The UK in particular differs sharply from Japan both in its attitude to immigration and its relationship with the rest of the Anglosphere. We are also very capable of generating inflation, perhaps rather too capable in that regard.

I think the central point here is that what has happened in Japan is largely the result of a choice of the Japanese people. There was an out-of-control property boom, the aftermath of which was bound to be a drag on growth for a decade. Policies were ineffective and there is a debate about why.

I personally feel the huge fiscal deficits and the ultra-low interest rates, while appropriate in the very short-run, actually inhibited what would have been a decent medium-term recovery.

But the real reason why the country has stagnated is because it did not want to make the structural reforms. It was a micro-economic failure rather than a macro-economic one.

Apply that thought to Europe. The region is a kaleidoscope. Some of the structural changes needed to make for a more competitive economy are being taken by countries on the periphery, notably Ireland.
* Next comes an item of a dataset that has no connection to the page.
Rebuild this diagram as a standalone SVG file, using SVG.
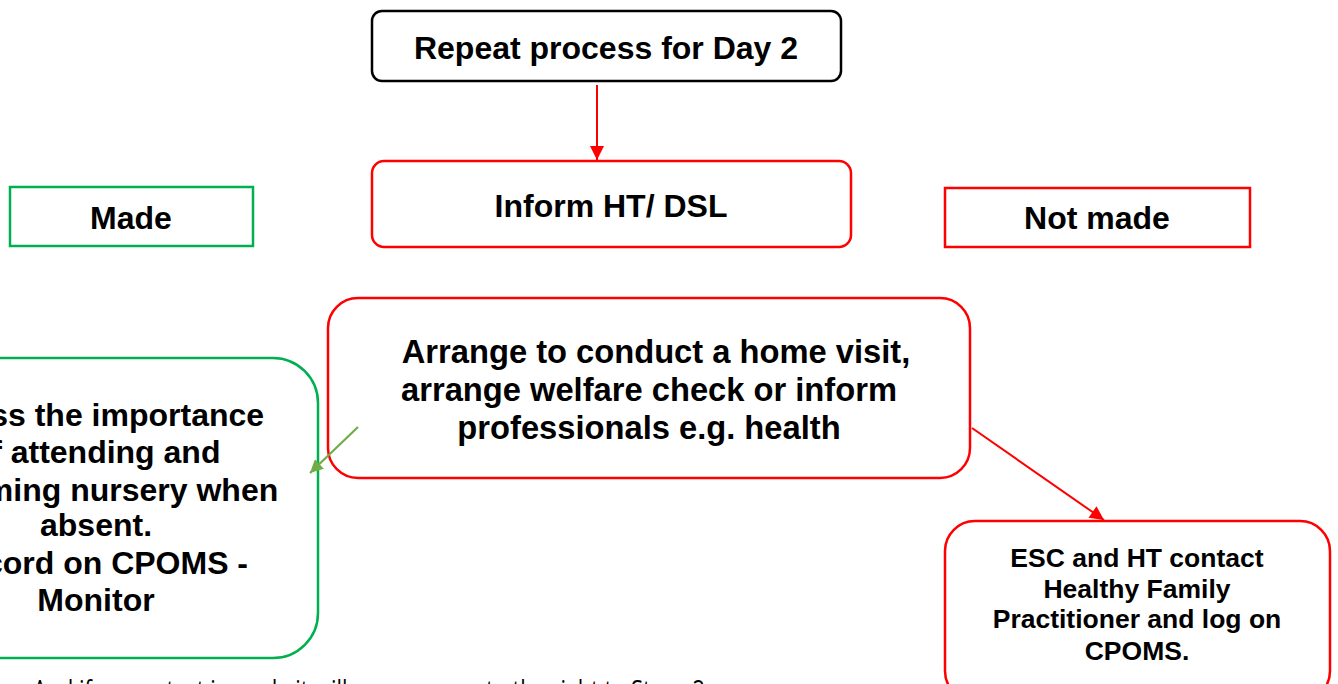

But there are places where not a lot is happening – Italy for example. Germany, having pioneered labour market reform in the middle of the last decade, may now be relaxing again. The business mood there is quite cool to the grand coalition.

France? Hard to know, for the Hollande government is probably an interlude and the next government will take a different direction. The rigidities of the single currency and single interest rate don't help, but you cannot blame everything on the euro or the ECB.

If you focus on the narrow issue of deflation, there can be little doubt that the ECB has both the tools and the will to avoid the Japanese experience.

But this is not just a monetary matter, nor even a European Union matter – though a competent EU will be more conducive to growth than a bureaucratic one.

It is really a question of what people in Europe want. Do they want comfort and stability at the expense of growth? There is nothing wrong with that.

Or do they want something more exciting?